I cannot stress this enough: I did not steal those traffic cones, I purchased them.
Oh yeah! Stick it to the man, Ty!
Some days, Ty, I wish you weren’t so amazing.
You’re still hopped up on your meds from a couple weeks back, aren’t you? Let’s just hope no one tells you that Batman ’66/Green Hornet thing is all just a drug induced fantasy too….
You should have kept the cones and “sold” them back for the 9 bucks.
I think the other thing this teaches us — if you hadn’t gotten there BEFORE 5, this wouldn’t have happened. So lateness is actually a virtue.
Oh, man, I hope the follow-up cartoon is a good one.
It will be drawn on toilet paper, snuck out from a jail cell. 🙂
I’m starting to think you guys are rooting for a visit at the door from five-O. I’m not planning on a life on the lam…

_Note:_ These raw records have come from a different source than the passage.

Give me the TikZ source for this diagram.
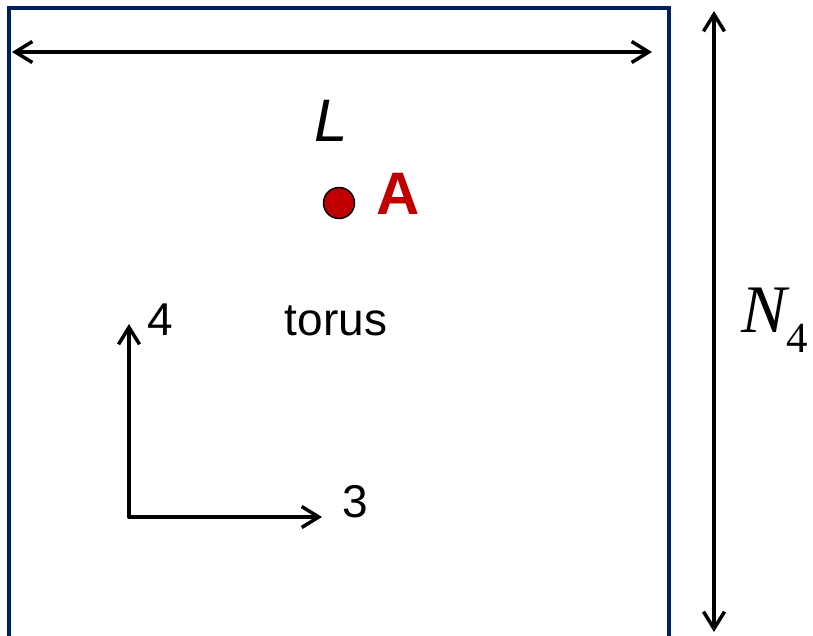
\documentclass[tikz,border=0pt]{standalone}
\usepackage{fontspec}
\setmainfont{Liberation Sans}
\newfontfamily\timesf{Liberation Serif}
\usetikzlibrary{arrows.meta}
\definecolor{boxblue}{RGB}{0,32,96}
\definecolor{darkred}{RGB}{192,0,0}
\tikzset{
  dimarrow/.style={draw=black, line width=3.5pt, line cap=round, line join=round,
    {Straight Barb[length=17pt,width=21pt]}-{Straight Barb[length=17pt,width=21pt]}},
  axisarrow/.style={draw=black, line width=3.5pt, line cap=round, line join=round,
    -{Straight Barb[length=17pt,width=21pt]}},
  frameline/.style={draw=boxblue, line width=3.5pt},
  lbl/.style={inner sep=0pt, anchor=base},
}
\begin{document}
\begin{tikzpicture}[x=1pt,y=-1pt]
\useasboundingbox (0,0) rectangle (813,635);
\clip (0,0) rectangle (813,635);
% torus frame (open at bottom)
\coordinate (fbl) at (9,645);
\coordinate (ftl) at (9,8);
\coordinate (ftr) at (669,8);
\coordinate (fbr) at (669,645);
\draw[frameline] (fbl) -- (ftl) -- (ftr) -- (fbr);
% L dimension
\coordinate (lL) at (12,52);
\coordinate (lR) at (652,52);
\draw[dimarrow] (lL) -- (lR);
% N4 dimension
\coordinate (nT) at (714,11);
\coordinate (nB) at (714,632);
\draw[dimarrow] (nT) -- (nB);
% axes
\coordinate (org) at (129,517);
\coordinate (ax4) at (129,324);
\coordinate (ax3) at (322,517);
\draw[axisarrow] (org) -- (ax4);
\draw[axisarrow] (org) -- (ax3);
% labels
\node[lbl, font=\fontsize{60}{60}\selectfont\itshape] (Llab) at (331,141) {L};
\node[circle, draw=black, line width=1.5pt, fill=darkred, minimum size=31pt, inner sep=0pt] (dotA) at (339,203) {};
\node[lbl, font=\fontsize{60}{60}\selectfont\bfseries, text=darkred] (Alab) at (398,214) {A};
\node[lbl, font=\fontsize{46}{46}\selectfont] (torus) at (336,335) {torus};
\node[lbl, font=\fontsize{46}{46}\selectfont] (l4) at (160,335) {4};
\node[lbl, font=\fontsize{46}{46}\selectfont] (l3) at (355,517) {3};
\node[inner sep=0pt, anchor=base west] (N4) at (741,332)
  {{\timesf\fontsize{68}{68}\selectfont\itshape N}{\timesf\fontsize{43}{43}\selectfont\raisebox{-20pt}{4}}};
\end{tikzpicture}
\end{document}
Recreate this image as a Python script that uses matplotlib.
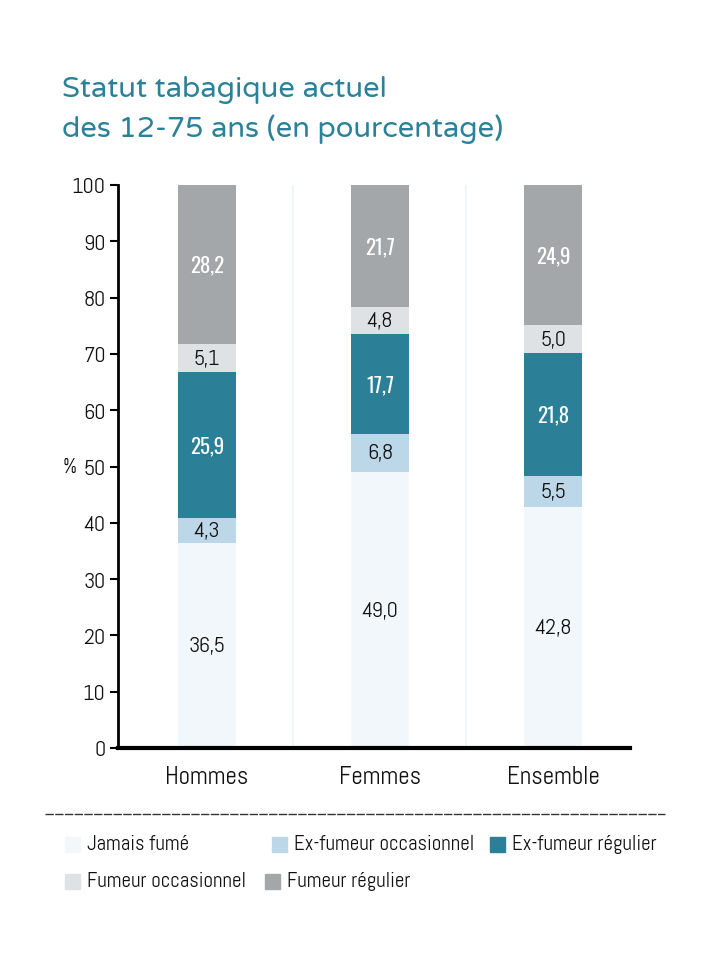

I am in awe of your bad assness.
My curiosity did gnaw at me and I did click on the Superheroes of Parking website. I think the entire industry is summed up when, to illustrate which of their products best illustrates “First Class Service”, they use a photo a large-ish gray metal box on wheels. Because when I think of First Class Service, I don’t think of well-spoken friendly well-dressed human type persons, I think of a big metal box. On wheels. These are the sorts of things that give democracy a bad name. They deserve rebellious response.